As this summer winds down, have you finally had one too many ice cream cones? Ice cream is great and all, but it can get heavy with all that dairy -- and usually doesn’t utilize what summer does best: peak produce. That's why cooling off with a refreshing bowl of sorbet is a great idea. But did you know that sorbet isn’t a modern invention - but is actually something that has been enjoyed for thousands and thousands of years?
In fact, many suggest the sweet was the creation of emperor Nero during the first century A.D., who was said to send runners to collect snow from the mountains and then mix it with a combination of honey and wine. Marco Polo documented the frozen dish in “The Travels of Marco Polo,” after tasting it on his 1254 visit to China, and other sources claim that Catherine de Medici brought a sorbet chef with her to France when she married Henry II in 1533.
No matter how the trend of eating frozen ice emerged, by the middle of the 1600s, the nobility and upper class of France and England enjoyed sorbet; ice houses were built in order to keep the treat available. By the 19th century, the frozen dish had become a mainstream treat. The Book of Ices was published in 1855 in London, helping to spread the dessert’s popularity - suddenly, ice cream and sorbet could be found everywhere from the White House to military rations.
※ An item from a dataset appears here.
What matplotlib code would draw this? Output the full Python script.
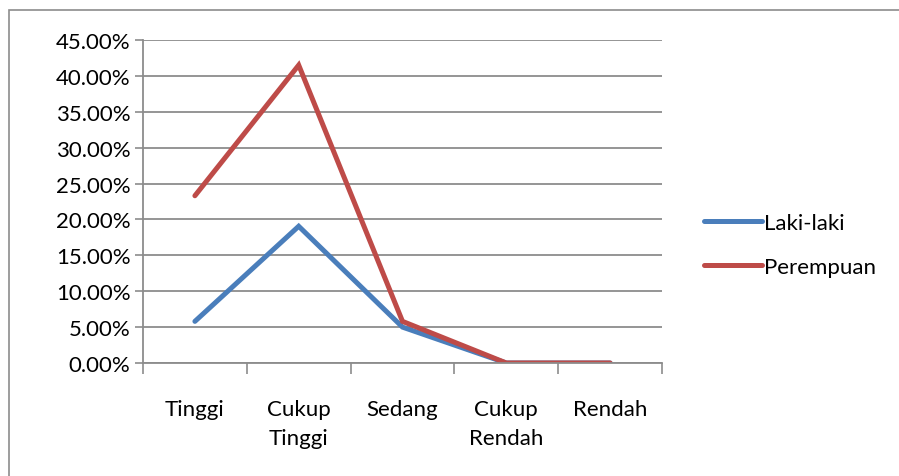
import matplotlib.pyplot as plt
from matplotlib.patches import Rectangle
from matplotlib.ticker import PercentFormatter

categories = ["Tinggi", "Cukup\nTinggi", "Sedang", "Cukup\nRendah", "Rendah"]
laki_laki = [5.8, 19.05, 5.0, 0.0, 0.0]
perempuan = [23.3, 41.5, 5.8, 0.0, 0.0]

plt.rcParams["font.family"] = ["Lato", "DejaVu Sans"]

fig = plt.figure(figsize=(8.99, 4.77), dpi=100)
fig.patches.append(Rectangle((9 / 899, -0.1), 1.2, 1 - 11 / 477 + 0.1, transform=fig.transFigure,
                             fill=False, edgecolor="#8c8c8c", linewidth=1.2))

ax = fig.add_axes([143 / 899, 1 - 364 / 477, (662 - 143) / 899, (364 - 41) / 477])
x = range(len(categories))
ax.plot(x, laki_laki, color="#4a7ebb", linewidth=3.6, solid_capstyle="round", solid_joinstyle="miter", label="Laki-laki")
ax.plot(x, perempuan, color="#be4b48", linewidth=3.6, solid_capstyle="round", solid_joinstyle="miter", label="Perempuan")

ax.set_xlim(-0.5, len(categories) - 0.5)
ax.set_ylim(0, 45)
ax.set_yticks(range(0, 46, 5))
ax.yaxis.set_major_formatter(PercentFormatter(decimals=2))
ax.set_xticks([i - 0.5 for i in range(len(categories) + 1)])
ax.set_xticklabels([])
ax.set_xticks(list(x), minor=True)
ax.set_xticklabels(categories, minor=True, linespacing=1.55)
ax.tick_params(axis="x", which="major", length=8, width=1.2, color="#8c8c8c", direction="out")
ax.tick_params(axis="x", which="minor", length=0, pad=26, labelsize=16)
ax.tick_params(axis="y", length=6, width=1.2, color="#8c8c8c", labelsize=16, pad=3)

ax.grid(axis="y", color="#8c8c8c", linewidth=1.3)
ax.set_axisbelow(True)
for s in ["top", "right"]:
    ax.spines[s].set_visible(False)
for s in ["left", "bottom"]:
    ax.spines[s].set_color("#8c8c8c")
    ax.spines[s].set_linewidth(1.3)

fig.legend(loc="center left", bbox_to_anchor=(684 / 899, 1 - 246 / 477), frameon=False,
           fontsize=16, handlelength=2.6, handletextpad=0.1, labelspacing=1.1)

fig.savefig("out.png", dpi=100)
Today, all-natural sorbet has become a tasty and refreshing way to cool down during the hot summer months. And while basic sorbet recipes are just a combination of sugar, water, and some flavoring, the dessert doesn’t have to be a simple one-taste concoction. Sorbet recipes can be as fun and inventive as the backstory itself.
With summer produce coming into peak season, mix together some delicious seasonal ingredients with some not-so-common ingredients for unique takes on everyone’s favorite intermezzo. Herbs and spices help add nuanced flavor to sorbets. Try adding lavender to roasted peach; sage to grilled pear; or a combination of basil and lime to a sweet fruit like watermelon or a savory sorbet like cucumber. With any fruit sorbet, a little black pepper -- or better yet, Szechuan peppercorn -- will bring some zing to your sorbet.
Or, take some inspiration from sorbet’s origins and create regionally-influenced flavors. Thomas Keller’s famous tomato sorbet evokes the Medici’s affection for the frozen treat, while a green-tea sorbet would be a nice addition to a Chinese-themed menu. Also, a white-wine-honey sorbet would be the perfect nod to Nero’s supposed original frozen ice.
For great party sorbets, try alcoholic versions like orange-mango-tequila or Meyer Lemon Limoncello. These work equally well as a refreshing palate cleanser to start the meal as they do as an end-of-meal dish. They can also be made into fun adult floats by serving a few scoops in tall glasses of flavored tonic water. You can also serve scoops of a deliciously-flavored sorbet in Champagne, like that roasted peach and lavender, for the ultimate Bellini.
No matter which sorbet recipe you choose, make sure to keep the icy treat frozen at the right conditions. Sorbet should be stored in an airtight container in a freezer set below 0°F.